Tshwane University of Technology (SOUTH AFRICA)
About this paper:
Appears in: EDULEARN10 Proceedings
Publication year: 2010
Pages: 1725-1729
ISBN: 978-84-613-9386-2
ISSN: 2340-1117
Conference name: 2nd International Conference on Education and New Learning Technologies
Dates: 5-7 July, 2010
Location: Barcelona, Spain
Failure of students at universities results in loss of government subsidy as well as reduced progression of first year students to subsequent years of study. This is an undesirable situation and the institutions concerned are keen to iron out the causes. The first year subject, Chemistry 1, has been identified by Tshwane University of Technology (TUT) as one of the subjects with a high failure rate. Pre-tuition testing of all first year chemistry students over the past three years has revealed that students selected to enter the Chemistry 1 programme at TUT have inadequate understanding of several basic fundamental chemical concepts.

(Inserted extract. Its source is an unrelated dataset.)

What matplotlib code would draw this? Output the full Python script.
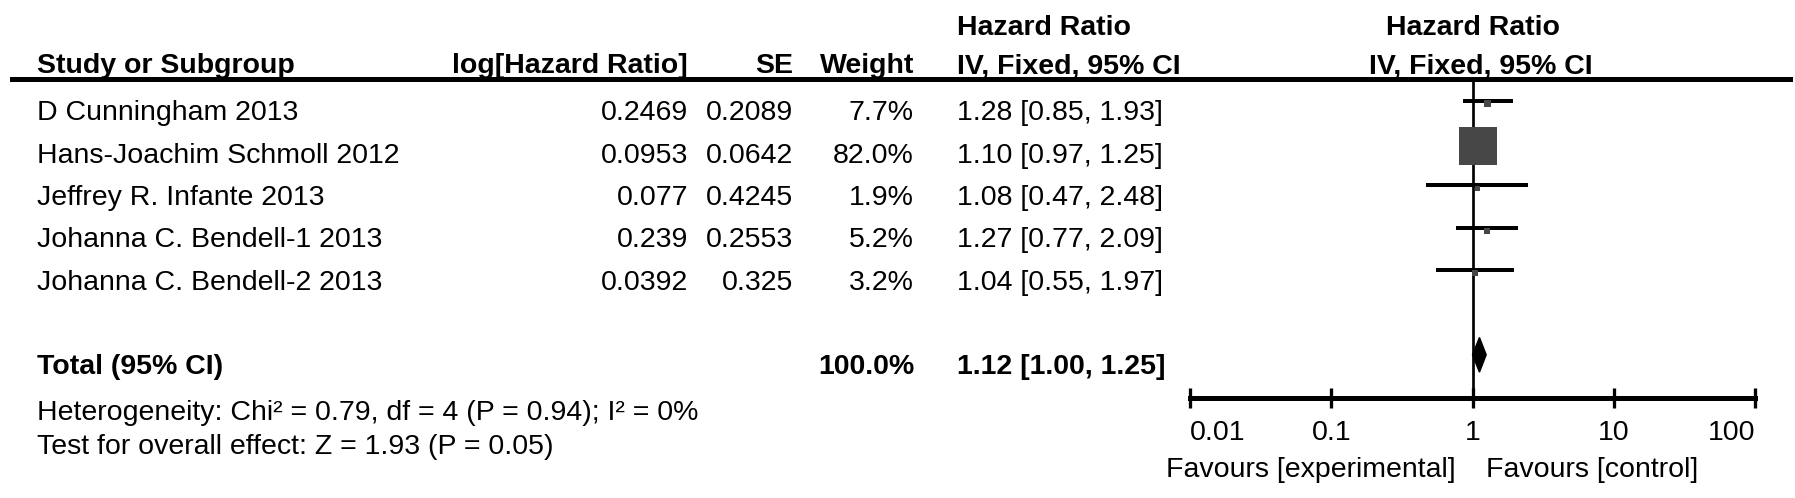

First year chemistry is mainly focussed on the inter-relationships of particles during changes of matter and many students have difficulty applying fundamental concepts, even those they are so familiar with they can repeat them from memory. The 2009 pre-test results for concepts related to conservation of matter was recorded at 23% with only a slight improvement to 29% on post-testing after completion of formal lectures. This poor performance clearly indicated the need to address this concept differently.
A targeted selection was made from the first year chemistry students admitted to TUT in 2010. “Lego’ building blocks were used by the students to allow them to represent the particles of matter involved in several examples of chemical change. Discussion groups were then used which allowed students to explain in their own words how matter had been conserved during the reactions they constructed. Pre- testing of all the examples used was done before students were shown how to use the ‘Lego’ blocks. The same test was used for post-testing at the end of the process.
The contribution of employing tactile models and active discussion as means towards improving students’ understanding of conservation of matter will be discussed in this paper.
first year chemistry students, conservation of matter, tactile models, focussed discussion.